A great mayor can improve his citizens' quality of life more than any national leader, and Kollek did just that.

Six months before Kollek's election, the New York Times described him as "a combination of Grover Whalen, Robert Moses and Mister Fixit." There could be no better description of an ideal mayor, who must be a public impresario like Whalen, New York's official greeter during the La Guardia years, a master builder like Moses, and an obsessive manager of basic city services.

Kollek's skills as a Mr. Fixit distinguished him from Lindsay, his far less successful contemporary. Lindsay had charisma and vision, but the trains certainly didn't run on time, especially during the transit and sanitation strikes. Kollek never forgot that his first job was to run the city's services. He built a sewage system in East Jerusalem. Jerusalem residents would call his publicly listed telephone number to demand and get prompt service for broken sidewalks. Kollek assiduously protected the flowers he planted, screaming at anyone who trod on them, from distinguished journalists to Israel's Black Panthers.

Kollek has also been called Jerusalem's greatest builder since Herod the Great. He built roads, parks, housing, shopping centers, and a stadium that bears his name. His greatest projects were cultural, like the Israel Museum and the park around the walls of the Old City. Kollek understood that cities are increasingly centers of consumption as well as production and he made Jerusalem beautiful and exciting.

Kollek, like Robert Moses, was vilified by those who thought that his building went too far. Pro-Palestinian commentators still deride Kollek for moving Arab families to create the Western Wall plaza in the old Jewish quarter. It is always difficult to balance a city's need for new infrastructure with the wishes of a neighborhood that does not wish to be disturbed, but Kollek was not willing to end growth to avoid trouble. As Mayor Bloomberg works to grow New York, he would do well to look at Kollek's successes.

To Americans, Kollek will always be remembered most in his Grover Whalen incarnation as the public face of Jerusalem. He was the city's best booster who showcased Jerusalem's magic. Jerusalem's splendor is an asset not just to its residents but also for the whole world. Kollek made people understand that and reach into their wallets to make that splendor possible.

Kollek served simultaneously as mayor of Jerusalem and head of the Jerusalem Foundation, which raised hundreds of millions of dollars for the city. Today, most major cities rely on partnerships between private civic organizations and government.
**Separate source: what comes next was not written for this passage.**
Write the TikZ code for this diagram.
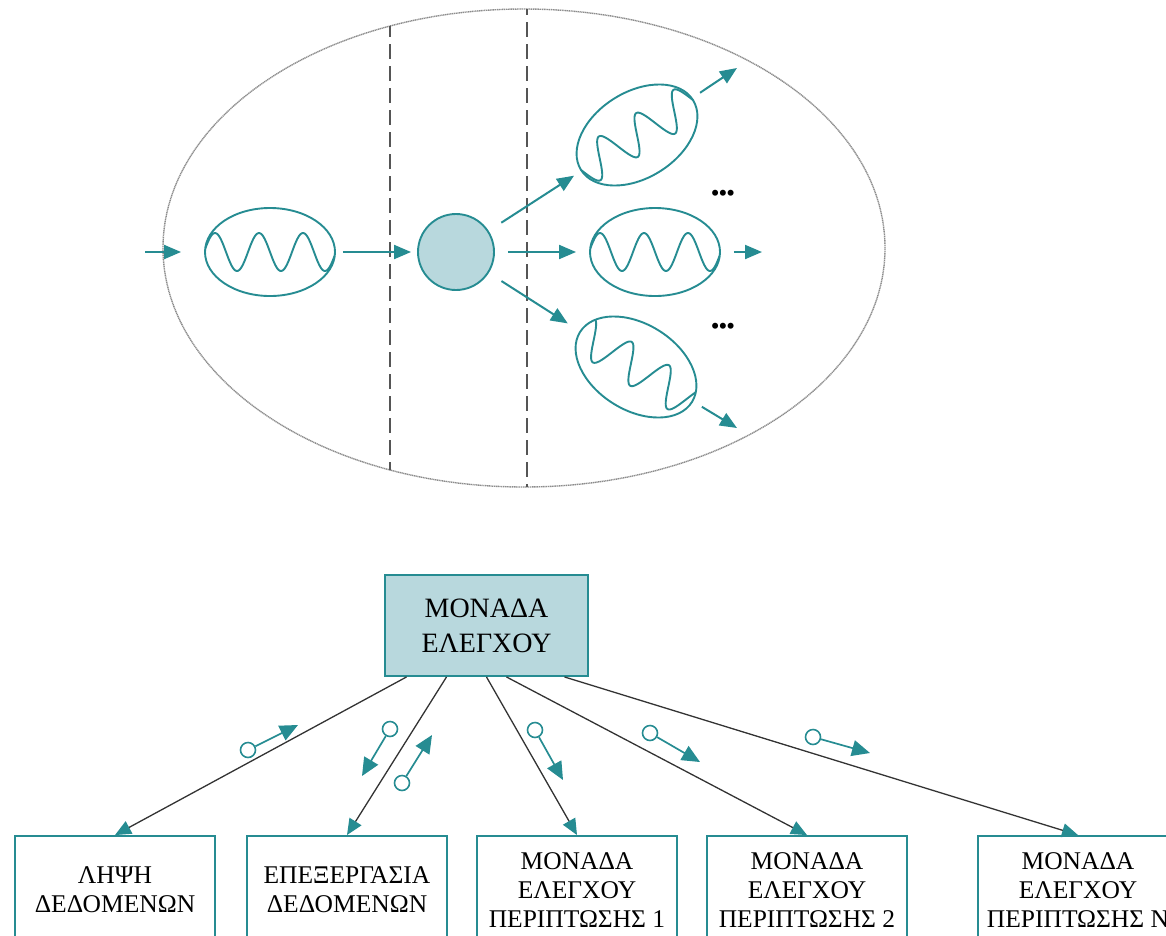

Kollek was a pioneer who understood that cities work best with private and public leadership.

Kollek's greatest achievement was, of course, keeping the peace in a fractured city—between Arabs and Israelis, between secular Jews and ultra-Orthodox, and between Ashkenazim and Sephardim. There was always the possibility for Jerusalem to become Belfast on Mount Scopus. A more unscrupulous leader, like many of America's worst mayors, might have seen electoral gains in ethnic conflict. Kollek minimized strife by sticking to the basics of urban government. Like Messrs. Koch, Giuliani, and Bloomberg, he made his people understand that everyone benefits from a well-run city and that he was the one to keep the water clean and the sidewalks paved.

Kollek's legacy of competence and tolerance represents not only the best of big city leadership, but also the best of cities themselves. Great cities, like New York or the Vienna of Kollek's youth, thrive because they allow different people to connect and exchange goods and ideas. Ethnic and religious conflict destroys those connections and turns cities from a marketplace to a war zone. Kollek was a great mayor who understood that his job was to create both physical and social infrastructure that can support the magic of urban interactions.